Libertarians don’t care if you’re gay or straight … libertarians don’t even notice because it’s none of their business. A good libertarian may believe, in the privacy of her/his home or church, that homosexuality is a sin, but, being a libertarian, they would never take that wholly private, personal view into the public space of politics and they would resolutely oppose anyone who did. So, if you are a “social-conservative” who wants to bring your (or anyone’s) religious beliefs into the public political sphere then you cannot be a libertarian or a classical, 19th century liberal; in fact, I think, you do not understand what libertarian means. 

Libertarians believe that all churches, temples, mosques and synagogues and the like are private and neither require nor deserve any public support. They (churches, etc) should pay taxes: federal, provincial, local, just like any person, corporation or corner store. They might incorporate and seek whatever protection that offers ~ less than now if real libertarians were in power ~ but that’s about it.

Libertarians do not want the poor and elderly to starve on the streets, but they do not want the government to run social programme, any social programmes, either. Many libertarians support pensions into which everyone pays for so long as they work and into which governments may, when the fiscal situation allows, make some contributions; but only to a privately run, (nearly) universal pension scheme. But real libertarians are quite horrified at the “nanny state” that has emerged since about 1970. Libertarians believe that private charity should be encouraged and individuals and institutions (churches, say) that make significant charitable donations might be able to use the tax system to gain some public support.

Libertarians would allow people to do dangerous things: drink alcohol, smoke tobacco, use recreational drugs, etc … but most would agree that when those actions harm, or threaten to harm others, including children, then the state may take some action: thus many libertarians support “sin taxes” as a way to discourage the use of dangerous substances and and most support impaired driving laws, etc. But, generally, libertarians believe that you must be left alone to make your own choices, for good or ill, and the state should neither prevent stupidity nor help when when you screw the pooch. Thus, if you end up unemployed and homeless because you abuse drugs or alcohol then many libertarians would let you die in the gutter.

Most libertarians believe in a non-interventionist foreign policy: we must be prepared to defend ourselves, but the fate of others must be in their hands. If they are weak and fall victim to dictators and charlatans and thieves (hello America!) then they must, somehow, get themselves out of their own trouble. Almost all libertarians oppose all UN peacekeeping, because it is, generally, unwarranted foreign intrusion into the affairs of others.

Libertarians are unreserved free traders and believe in, broadly, an “open door” immigration policy.

The issue of abortion bothers many, many people … libertarian, too. Some libertarians are pro-choice, by belief, others, based on equally firmly held beliefs, are pro-live. But the pro-life libertarians are also guided by an over-arching principle: as libertarians they do not wish to infringe upon the liberty of others by trying to impose their personal beliefs on society at large. Libertarians may be pro-life but they are always pro-liberty which means that they always support an individual woman’s choice to make her own decisions. Many conservatives who support the Conservative Party are intent on imposing their, personal (deeply held), moral views on others; they cannot call themselves libertarian, too.

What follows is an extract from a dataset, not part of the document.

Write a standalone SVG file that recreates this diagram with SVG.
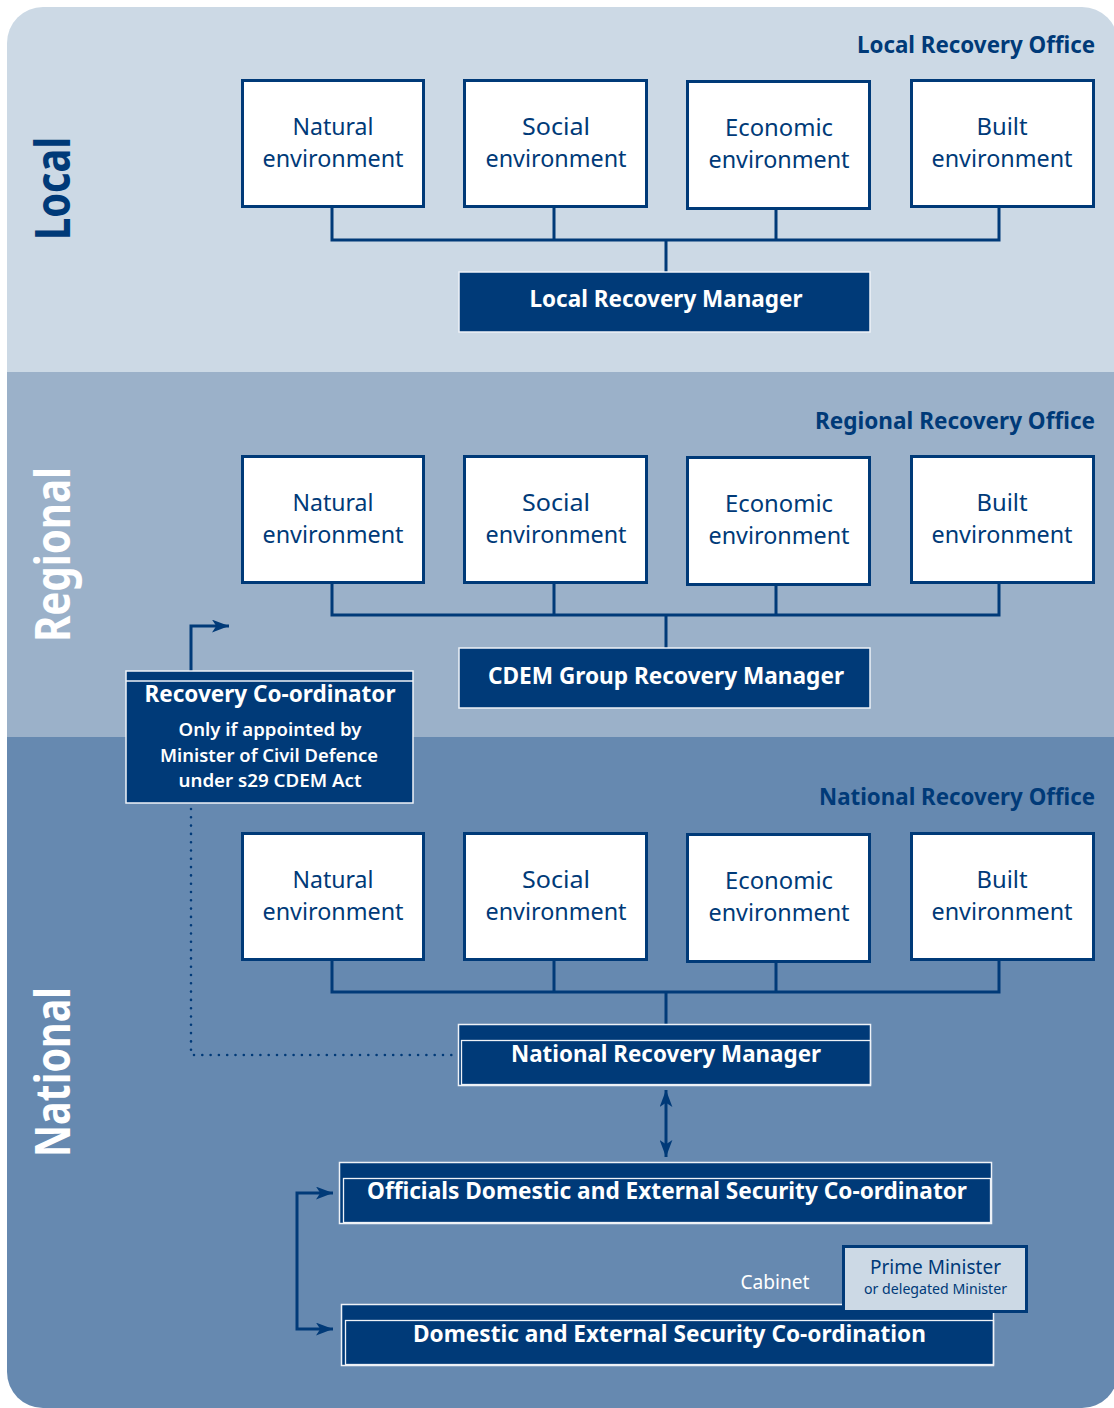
<svg xmlns="http://www.w3.org/2000/svg" width="1114" height="1408" viewBox="0 0 1114 1408">
<defs>
<style>
.env{fill:#fff;stroke:#003A78;stroke-width:3}
.et{font-family:"Noto Sans","Open Sans",sans-serif;font-size:24px;fill:#003A78;text-anchor:middle}
.mgr{fill:#003A78;stroke:#EEF2F7;stroke-width:1.5}
.inner{fill:none;stroke:#EEF2F7;stroke-width:1.3}
.mt{font-family:"Noto Sans","Open Sans",sans-serif;font-weight:bold;font-size:24px;fill:#fff;text-anchor:middle}
.st{font-family:"Noto Sans","Open Sans",sans-serif;font-weight:600;font-size:18px;fill:#fff;text-anchor:middle}
.office{font-family:"Noto Sans","Open Sans",sans-serif;font-weight:bold;font-size:23.5px;fill:#003A78}
.band{font-family:"Noto Sans","Open Sans",sans-serif;font-weight:bold;font-size:48px}
.ln{fill:none;stroke:#003A78;stroke-width:3}
.dot{fill:none;stroke:#003A78;stroke-width:2.6;stroke-linecap:round;stroke-dasharray:0 8.3}
</style>
<clipPath id="bg"><rect x="7" y="7" width="1111" height="1401" rx="36" ry="36"/></clipPath>
<marker id="ah" viewBox="0 0 16 12" markerWidth="17" markerHeight="13" refX="16" refY="6" orient="auto-start-reverse" markerUnits="userSpaceOnUse">
<path d="M0,0 L16,6 L0,12 L4,6 Z" fill="#003A78"/>
</marker>
</defs>
<rect x="0" y="0" width="1114" height="1408" fill="#fff"/>
<g id="background" clip-path="url(#bg)">
<rect x="7" y="7" width="1111" height="366" fill="#CCD9E5"/>
<rect x="7" y="372" width="1111" height="366" fill="#9BB1C9"/>
<rect x="7" y="737" width="1111" height="671" fill="#6689B0"/>
</g>
<g id="band-labels">
<text class="band" fill="#003A78" transform="translate(70,240) rotate(-90)" textLength="103" lengthAdjust="spacingAndGlyphs">Local</text>
<text class="band" fill="#fff" transform="translate(70,642) rotate(-90)" textLength="175" lengthAdjust="spacingAndGlyphs">Regional</text>
<text class="band" fill="#fff" transform="translate(70,1157) rotate(-90)" textLength="170" lengthAdjust="spacingAndGlyphs">National</text>
</g>
<g id="office-labels">
<text class="office" x="857" y="53" textLength="238" lengthAdjust="spacingAndGlyphs">Local Recovery Office</text>
<text class="office" x="815" y="429" textLength="280" lengthAdjust="spacingAndGlyphs">Regional Recovery Office</text>
<text class="office" x="819" y="805" textLength="276" lengthAdjust="spacingAndGlyphs">National Recovery Office</text>
</g>
<g id="connectors">
<path class="ln" d="M332,207 V240 M554,207 V240 M776,209 V240 M999,207 V240 M330.5,240 H1000.5 M666,240 V272"/>
<path class="ln" d="M332,583 V615 M554,583 V615 M776,585 V615 M999,583 V615 M330.5,615 H1000.5 M666,615 V648"/>
<path class="ln" d="M332,959 V992 M554,959 V992 M776,961 V992 M999,959 V992 M330.5,992 H1000.5 M666,992 V1025"/>
<path class="ln" d="M191,671 V626 H229" marker-end="url(#ah)"/>
<path class="dot" d="M191,809 V1055 H456"/>
<path class="ln" d="M666,1090 V1157" marker-start="url(#ah)" marker-end="url(#ah)"/>
<path class="ln" d="M333,1193 H297 V1329 H333" marker-start="url(#ah)" marker-end="url(#ah)"/>
</g>
<g id="local-natural"><rect class="env" x="242.5" y="80.5" width="181" height="126"/><text class="et" x="333" y="135" textLength="81" lengthAdjust="spacingAndGlyphs">Natural</text><text class="et" x="333" y="167" textLength="141" lengthAdjust="spacingAndGlyphs">environment</text></g>
<g id="local-social"><rect class="env" x="464.5" y="80.5" width="182" height="126"/><text class="et" x="556" y="135" textLength="68" lengthAdjust="spacingAndGlyphs">Social</text><text class="et" x="556" y="167" textLength="141" lengthAdjust="spacingAndGlyphs">environment</text></g>
<g id="local-economic"><rect class="env" x="687.5" y="81.5" width="182" height="127"/><text class="et" x="779" y="136" textLength="108" lengthAdjust="spacingAndGlyphs">Economic</text><text class="et" x="779" y="168" textLength="141" lengthAdjust="spacingAndGlyphs">environment</text></g>
<g id="local-built"><rect class="env" x="911.5" y="80.5" width="182" height="126"/><text class="et" x="1002" y="135" textLength="51" lengthAdjust="spacingAndGlyphs">Built</text><text class="et" x="1002" y="167" textLength="141" lengthAdjust="spacingAndGlyphs">environment</text></g>
<g id="local-recovery-manager"><rect class="mgr" x="459" y="272" width="411" height="60"/><text class="mt" x="666" y="307" textLength="273" lengthAdjust="spacingAndGlyphs">Local Recovery Manager</text></g>

<g id="regional-natural"><rect class="env" x="242.5" y="456.5" width="181" height="126"/><text class="et" x="333" y="511" textLength="81" lengthAdjust="spacingAndGlyphs">Natural</text><text class="et" x="333" y="543" textLength="141" lengthAdjust="spacingAndGlyphs">environment</text></g>
<g id="regional-social"><rect class="env" x="464.5" y="456.5" width="182" height="126"/><text class="et" x="556" y="511" textLength="68" lengthAdjust="spacingAndGlyphs">Social</text><text class="et" x="556" y="543" textLength="141" lengthAdjust="spacingAndGlyphs">environment</text></g>
<g id="regional-economic"><rect class="env" x="687.5" y="457.5" width="182" height="127"/><text class="et" x="779" y="512" textLength="108" lengthAdjust="spacingAndGlyphs">Economic</text><text class="et" x="779" y="544" textLength="141" lengthAdjust="spacingAndGlyphs">environment</text></g>
<g id="regional-built"><rect class="env" x="911.5" y="456.5" width="182" height="126"/><text class="et" x="1002" y="511" textLength="51" lengthAdjust="spacingAndGlyphs">Built</text><text class="et" x="1002" y="543" textLength="141" lengthAdjust="spacingAndGlyphs">environment</text></g>
<g id="cdem-group-recovery-manager"><rect class="mgr" x="459" y="648" width="411" height="60"/><text class="mt" x="666" y="684" textLength="356" lengthAdjust="spacingAndGlyphs">CDEM Group Recovery Manager</text></g>

<g id="recovery-coordinator">
<rect class="mgr" x="126" y="671" width="287" height="132"/>
<path class="inner" d="M126,681 H413"/>
<text class="mt" x="270" y="702" textLength="251" lengthAdjust="spacingAndGlyphs">Recovery Co-ordinator</text>
<text class="st" x="270" y="736" textLength="183" lengthAdjust="spacingAndGlyphs">Only if appointed by</text>
<text class="st" x="269" y="762" textLength="218" lengthAdjust="spacingAndGlyphs">Minister of Civil Defence</text>
<text class="st" x="270" y="787" textLength="183" lengthAdjust="spacingAndGlyphs">under s29 CDEM Act</text>
</g>

<g id="national-natural"><rect class="env" x="242.5" y="833.5" width="181" height="126"/><text class="et" x="333" y="888" textLength="81" lengthAdjust="spacingAndGlyphs">Natural</text><text class="et" x="333" y="920" textLength="141" lengthAdjust="spacingAndGlyphs">environment</text></g>
<g id="national-social"><rect class="env" x="464.5" y="833.5" width="182" height="126"/><text class="et" x="556" y="888" textLength="68" lengthAdjust="spacingAndGlyphs">Social</text><text class="et" x="556" y="920" textLength="141" lengthAdjust="spacingAndGlyphs">environment</text></g>
<g id="national-economic"><rect class="env" x="687.5" y="834.5" width="182" height="127"/><text class="et" x="779" y="889" textLength="108" lengthAdjust="spacingAndGlyphs">Economic</text><text class="et" x="779" y="921" textLength="141" lengthAdjust="spacingAndGlyphs">environment</text></g>
<g id="national-built"><rect class="env" x="911.5" y="833.5" width="182" height="126"/><text class="et" x="1002" y="888" textLength="51" lengthAdjust="spacingAndGlyphs">Built</text><text class="et" x="1002" y="920" textLength="141" lengthAdjust="spacingAndGlyphs">environment</text></g>

<g id="national-recovery-manager">
<rect class="mgr" x="458.5" y="1024.5" width="412" height="61"/>
<rect class="inner" x="461.5" y="1040.5" width="409" height="44"/>
<text class="mt" x="666" y="1062" textLength="310" lengthAdjust="spacingAndGlyphs">National Recovery Manager</text>
</g>

<g id="odesc">
<rect class="mgr" x="339.5" y="1162.5" width="652" height="61"/>
<rect class="inner" x="343.5" y="1178.5" width="647" height="44"/>
<text class="mt" x="667" y="1199" textLength="600" lengthAdjust="spacingAndGlyphs">Officials Domestic and External Security Co-ordinator</text>
</g>

<g id="desc">
<rect class="mgr" x="341.5" y="1304.5" width="652" height="61"/>
<rect class="inner" x="345.5" y="1320.5" width="648" height="44"/>
<text class="mt" x="669.5" y="1342" textLength="513" lengthAdjust="spacingAndGlyphs">Domestic and External Security Co-ordination</text>
</g>

<g id="cabinet-label">
<text x="775" y="1289" font-family="Noto Sans, Open Sans, sans-serif" font-size="20" fill="#fff" text-anchor="middle" textLength="69" lengthAdjust="spacingAndGlyphs">Cabinet</text>
</g>

<g id="prime-minister">
<rect x="843.5" y="1246.5" width="183" height="65" fill="#CCD9E5" stroke="#003A78" stroke-width="3"/>
<text x="935.5" y="1274" font-family="Noto Sans, Open Sans, sans-serif" font-size="19" fill="#003A78" text-anchor="middle" textLength="131" lengthAdjust="spacingAndGlyphs">Prime Minister</text>
<text x="935.5" y="1294" font-family="Noto Sans, Open Sans, sans-serif" font-size="14" fill="#003A78" text-anchor="middle" textLength="143" lengthAdjust="spacingAndGlyphs">or delegated Minister</text>
</g>
</svg>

Many people who call themselves Conservatives , who vote Conservative, who may even be Conservative Party members and even Conservative Members of a legislature or the national parliament, want to be libertarian, too, and many are … but not those who are also conservatives and who want to impose their views on others. Libertarians are an important subset of liberals. Here in Canada the Liberal Party is not liberal, at all, and is nowhere near sharing any libertarian values. If you are a Conservative of the liberal variety then you may, also, be a libertarian, but, even then, it’s hard because most libertarians have unpopular principles.